GENERATING THE WORLD’S LOWEST MAGMATIC ZIRCON δ18O: MELTING OF INTENSELY HYDROTHERMALLY ALTERED SOURCES AT AUSTURHORN INTRUSIVE COMPLEX, SE ICELAND
Oxygen isotopic analyses of zircon and primary quartz, feldspar, and pyroxene from samples representing the range of compositions in the MFCZ, from gabbros to high-silica granophyres (HSG), reveal extreme oxygen variability but small mineral-mineral fractionation, consistent with a hydrothermal-magmatic transition (>600°C). In most samples, individual zircon δ18O falls between +2.5 and +4.5 ‰. These values suggest major contributions from hydrothermally (meteoric)-altered crust in generating parental silicic magmas. A subset (~15%) of in situ zircon analyses, all from HSG, preserve lower values (to -14.6 ‰, the lowest δ18O yet measured in magmatic zircon). Major minerals and bulk HSG also display low and variable δ18O (e.g. +6 to -3 ‰ in quartz), supporting magmatic origin for the lower δ18O zircons. We interpret zircon δ18O diversity and greater homogeneity of major minerals and whole-rocks to indicate construction of the intrusion from multiple, isotopically diverse magma increments.
The HSG with the lowest magmatic δ18O zircon values comprise nearly pure granophyric quartz and feldspar (+ zircon). They are exposed near the highest structural level of the MFCZ as thin felsic dikes and pods that magmatically interacted and mingled with less silicic granophyres. We interpret these to represent batches of small volume melts generated by pure melting of intensely altered crust that underwent nearly complete (large water/rock ratio), high-T exchange with ~-13‰ hydrothermal meteoric water.

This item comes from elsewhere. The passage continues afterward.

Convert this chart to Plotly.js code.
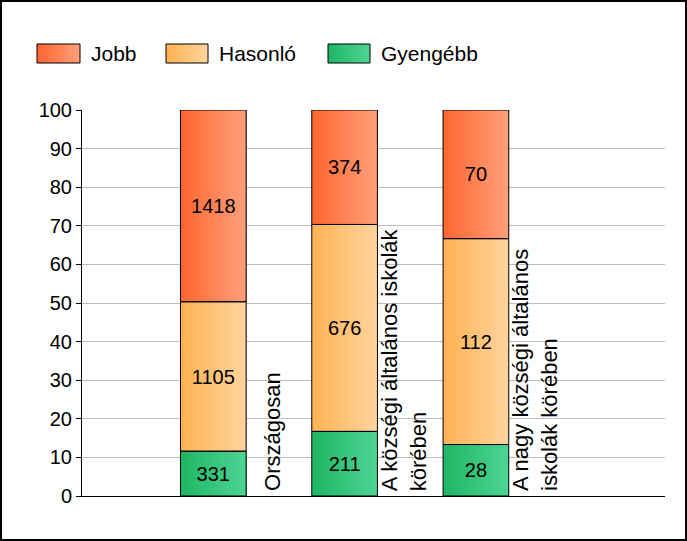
<!DOCTYPE html>
<html>
<head>
<meta charset="utf-8">
<script src="https://cdn.plot.ly/plotly-3.0.1.min.js"></script>
<style>
  html, body { margin: 0; padding: 0; background: #fff; }
  #wrap { position: relative; width: 687px; height: 541px; }
  #chart { position: absolute; left: 0; top: 0; width: 687px; height: 541px; }
  #frame { position: absolute; left: 0; top: 0; width: 687px; height: 541px; box-sizing: border-box; border: 2px solid #000; pointer-events: none; }
</style>
</head>
<body>
<div id="wrap"><div id="chart"></div><div id="frame"></div></div>
<script>
// ---- data ----
const categories = ["Országosan", "A községi általános iskolák körében", "A nagy községi általános iskolák körében"];
const categoryLabels = ["Országosan", "A községi általános iskolák<br>körében", "A nagy községi általános<br>iskolák körében"];
const seriesNames = ["Gyengébb", "Hasonló", "Jobb"];
const gyengebb = [331, 211, 28];
const hasonlo = [1105, 676, 112];
const jobb = [1418, 374, 70];
const yTicks = [0, 10, 20, 30, 40, 50, 60, 70, 80, 90, 100];

// ---- styles ----
const gradients = {
  "Gyengébb": ["#1FB664", "#4ED494"],
  "Hasonló": ["#FFB252", "#FFD49E"],
  "Jobb": ["#FF6630", "#FFA07A"]
};
const FONT = '"Liberation Sans", Arial, sans-serif';
const M = { l: 82, r: 22, t: 110, b: 45 };
const W = 687, H = 541;
const PW = W - M.l - M.r, PH = H - M.t - M.b;
const BAR_W = 0.5, NSLICE = 20;

function hex2rgb(h) { return [1,3,5].map(i => parseInt(h.substr(i,2),16)); }
function mix(a, b, t) {
  const A = hex2rgb(a), B = hex2rgb(b);
  const c = A.map((v, i) => Math.round(v + (B[i]-v)*t));
  return `rgb(${c[0]},${c[1]},${c[2]})`;
}

const seriesVals = [gyengebb, hasonlo, jobb];
const totals = categories.map((_, i) => seriesVals.reduce((s, arr) => s + arr[i], 0));
const pct = seriesVals.map(arr => arr.map((v, i) => v / totals[i] * 100));
const bases = seriesVals.map((_, s) => categories.map((_, i) => {
  let b = 0; for (let k = 0; k < s; k++) b += pct[k][i]; return b;
}));

const traces = [];
seriesNames.forEach((name, s) => {
  const [c1, c2] = gradients[name];
  for (let k = 0; k < NSLICE; k++) {
    const w = BAR_W - k * BAR_W / NSLICE;
    traces.push({
      type: 'bar', x: categories, y: pct[s], base: bases[s],
      offset: -BAR_W/2 + k * BAR_W / NSLICE, width: w,
      marker: { color: mix(c1, c2, (k + 0.5) / NSLICE), line: { width: 0 } },
      hoverinfo: 'skip', showlegend: false
    });
  }
});
seriesNames.forEach((name, s) => {
  traces.push({
    type: 'bar', x: categories, y: pct[s], base: bases[s],
    width: BAR_W,
    marker: { color: 'rgba(0,0,0,0)', line: { color: '#000', width: 1 } },
    text: seriesVals[s].map(String), textposition: 'inside', insidetextanchor: 'middle',
    textangle: 0, constraintext: 'none',
    textfont: { family: FONT, size: 20, color: '#000' },
    hoverinfo: 'skip', showlegend: false
  });
});

// legend (paper coords from pixels)
const xp = px => (px - M.l) / PW;
const yp = py => (M.t + PH - py) / PH;
const legendItems = [
  { name: "Jobb", x0: 37, x1: 80, tx: 89 },
  { name: "Hasonló", x0: 166, x1: 208, tx: 217 },
  { name: "Gyengébb", x0: 328, x1: 370, tx: 379 }
];
const shapes = [];
const annotations = [];
legendItems.forEach(it => {
  const [c1, c2] = gradients[it.name];
  const n = 14, sw = (it.x1 - it.x0) / n;
  for (let k = 0; k < n; k++) {
    shapes.push({ type: 'rect', xref: 'paper', yref: 'paper',
      x0: xp(it.x0 + k*sw), x1: xp(it.x1), y0: yp(63), y1: yp(44),
      fillcolor: mix(c1, c2, (k+0.5)/n), line: { width: 0 }, layer: 'above' });
  }
  shapes.push({ type: 'rect', xref: 'paper', yref: 'paper',
    x0: xp(it.x0), x1: xp(it.x1), y0: yp(63), y1: yp(44),
    fillcolor: 'rgba(0,0,0,0)', line: { color: '#000', width: 1 }, layer: 'above' });
  annotations.push({ xref: 'paper', yref: 'paper', x: xp(it.tx), y: yp(54),
    xanchor: 'left', yanchor: 'middle', showarrow: false, text: it.name,
    font: { family: FONT, size: 21, color: '#000' } });
});
categoryLabels.forEach((lab, i) => {
  annotations.push({ xref: 'x', yref: 'y', x: i + 0.45, y: 0, xanchor: 'center', yanchor: 'bottom',
    yshift: 3, textangle: -90, align: 'left', showarrow: false, text: lab,
    font: { family: FONT, size: 22, color: '#000' } });
});

const layout = {
  width: W, height: H, margin: M,
  paper_bgcolor: '#fff', plot_bgcolor: '#fff',
  barmode: 'overlay', showlegend: false,
  font: { family: FONT, size: 18, color: '#000' },
  xaxis: { type: 'category', range: [-1, 3.44], showticklabels: false, ticks: '',
    showgrid: false, showline: true, linecolor: '#000', linewidth: 1, zeroline: false, fixedrange: true },
  yaxis: { range: [0, 100], tickvals: yTicks, ticktext: yTicks.map(String), ticks: 'outside', ticklen: 5,
    tickcolor: '#000', showline: true, linecolor: '#000', linewidth: 1,
    showgrid: true, gridcolor: '#BDBDBD', gridwidth: 1, zeroline: false,
    tickfont: { family: FONT, size: 20, color: '#000' }, fixedrange: true },
  shapes, annotations
};
Plotly.newPlot('chart', traces, layout, { displayModeBar: false, staticPlot: true });
</script>
</body>
</html>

Heterogeneity in δ18O in zircon and major minerals is consistent with field relationships and U-Pb geochronology at Austurhorn, suggesting that sustained melting activity, as a consequence of continuous mafic recharge, was the primary mechanism in the generation and accumulation of silicic magmas throughout the lifetime of the Austurhorn system. Diverse δ18O in zircons and other minerals provide important insights into magmatic-hydrothermal transition zones as well as physical mechanisms of shallow magma petrogenesis by amalgamation of diverse melts.